Our incarceration system worked for Brandon Bernard. The best we can hope for when we lock someone up – remorse, repentance, a changed life and heart, a desire to learn from mistakes and help others – he exhibited all those things! What more could we ask for?
“Bernard was locked in his cell for 23 hours a day for 17 years. Visits with his two daughters, his mother, brother, and sister took place through a pane of glass. It has been reported had been listening to classical music and that he had taken up crocheting. He was making sweater patterns and sharing them with others in a crocheting group; his cell was filled with yarn.”
When she saw what Brandon had become during the past two decades, the prosecutor who put him on death row plead for his execution to be halted:
“My experience with teenagers who have committed violent crimes, especially boys of color, has taught me much about the recklessness and fragility of adolescents, as well as their ability to mature and change.
Remarkably, in two decades of incarceration Brandon has never been disciplined for a single violation of prison rules.
We rightly must reserve the death penalty for the “worst of the worst,” if as a nation we continue to impose execution as a punishment. Having learned so much since 2000 about the maturation of the human brain, and having seen Brandon grow into a humble, remorseful adult fully capable of living peacefully in prison, how can we say he is among that tiny group of offenders who must be put to death?
I urgently hope that a court or the president will step in to stop Brandon’s execution.”

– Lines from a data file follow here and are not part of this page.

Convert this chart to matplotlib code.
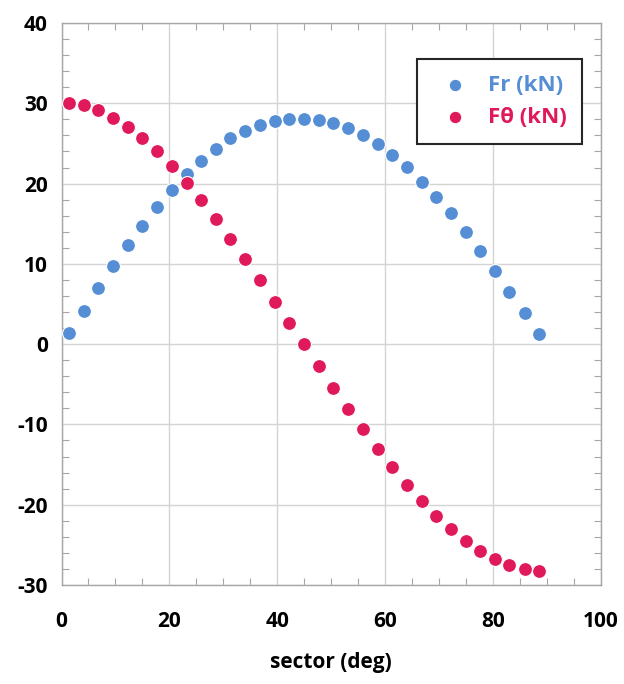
import matplotlib
matplotlib.use("Agg")
import matplotlib.pyplot as plt
from matplotlib.ticker import MultipleLocator

plt.rcParams['font.family'] = ['Open Sans', 'DejaVu Sans']
plt.rcParams['axes.unicode_minus'] = False

# sector angle (deg) of each point
sector = [1.4, 4.1, 6.8, 9.6, 12.3, 15.0, 17.7, 20.5, 23.2, 25.9, 28.6,
          31.3, 34.1, 36.8, 39.5, 42.2, 45.0, 47.7, 50.4, 53.1, 55.9, 58.6,
          61.3, 64.0, 66.8, 69.5, 72.2, 74.9, 77.6, 80.3, 83.0, 85.9, 88.6]

fr = [1.35, 4.18, 7.0, 9.74, 12.31, 14.76, 17.04, 19.16, 21.15, 22.81, 24.35,
      25.64, 26.59, 27.3, 27.8, 28.04, 28.04, 27.92, 27.55, 26.88, 26.05, 24.89,
      23.6, 22.07, 20.24, 18.37, 16.3, 14.01, 11.65, 9.16, 6.54, 3.93, 1.27]

ftheta = [30.08, 29.75, 29.17, 28.21, 27.05, 25.64, 24.02, 22.19, 20.07, 17.92,
          15.55, 13.1, 10.61, 8.0, 5.3, 2.6, 0.0, -2.76, -5.41, -8.03, -10.6,
          -13.01, -15.33, -17.49, -19.53, -21.35, -23.05, -24.51, -25.71,
          -26.75, -27.5, -28.0, -28.2]

blue = "#558ED5"
red = "#E0195A"

fig = plt.figure(figsize=(6.24, 6.84), dpi=100)
ax = fig.add_axes([0.0986, 0.1447, 0.8644, 0.8217])

ax.scatter(sector, fr, s=100, color=blue, edgecolors="white", linewidths=0.8,
           zorder=3, label="Fr (kN)")
ax.scatter(sector, ftheta, s=100, color=red, edgecolors="white", linewidths=0.8,
           zorder=3, label="F\u03b8 (kN)")

ax.set_xlim(0, 100)
ax.set_ylim(-30, 40)
ax.xaxis.set_major_locator(MultipleLocator(20))
ax.xaxis.set_minor_locator(MultipleLocator(5))
ax.yaxis.set_major_locator(MultipleLocator(10))
ax.yaxis.set_minor_locator(MultipleLocator(2))

ax.grid(True, which="major", color="#d4d4d4", linewidth=1.0, zorder=0)
ax.set_axisbelow(True)

for sp in ax.spines.values():
    sp.set_color("#a6a6a6")
    sp.set_linewidth(1.0)

ax.tick_params(which="both", direction="in", top=True, right=True,
               color="#a6a6a6")
ax.tick_params(which="major", length=0)
ax.tick_params(which="minor", length=5, width=0.8)
ax.tick_params(axis="x", which="major", pad=19, labelsize=15)
ax.tick_params(axis="y", which="major", pad=10, labelsize=15)
for lab in ax.get_xticklabels() + ax.get_yticklabels():
    lab.set_fontweight("bold")

ax.set_xlabel("sector (deg)", fontsize=15, fontweight="bold", labelpad=14)

leg = ax.legend(loc="upper left", bbox_to_anchor=(0.659, 0.936),
                frameon=True, fancybox=False, fontsize=16, markerscale=0.9,
                handlelength=2.03, handletextpad=0.47, borderpad=0.7,
                labelspacing=0.52, borderaxespad=0)
leg.get_frame().set_edgecolor("#262626")
leg.get_frame().set_linewidth(1.5)
leg.get_frame().set_alpha(1)
for txt, c in zip(leg.get_texts(), [blue, red]):
    txt.set_color(c)
    txt.set_fontweight("bold")

fig.savefig("out.png", dpi=100)
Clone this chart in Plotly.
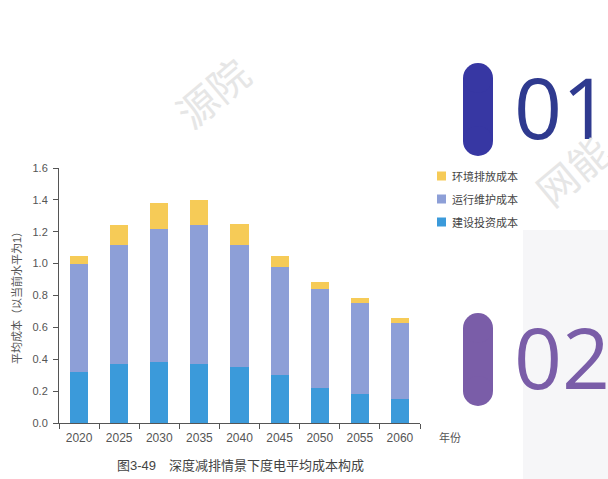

Sickeningly, after a 17 year hiatus of executions, William Barr and Donald Trump reinstated the federal death penalty and have executed 10 people since July, with four more scheduled before Trump leaves office. In fact, Bernard was the second of six inmates scheduled to be executed since election day, ending a 130-year-old tradition of halting executions during the lame duck period.
If all scheduled executions take place, Trump will have overseen the most executions by a US president in more than a century. It would bring to 13 the total of federal executions since July.
That’s quite a legacy you’re creating, Mr. Trump.
My heart is grieving for how our “justice” system has gotten it all backwards. We execute those like Brandon Bernard who show true heart change and allow politics and money to determine what is “justice.”
I don’t know what to call it, but that is not justice.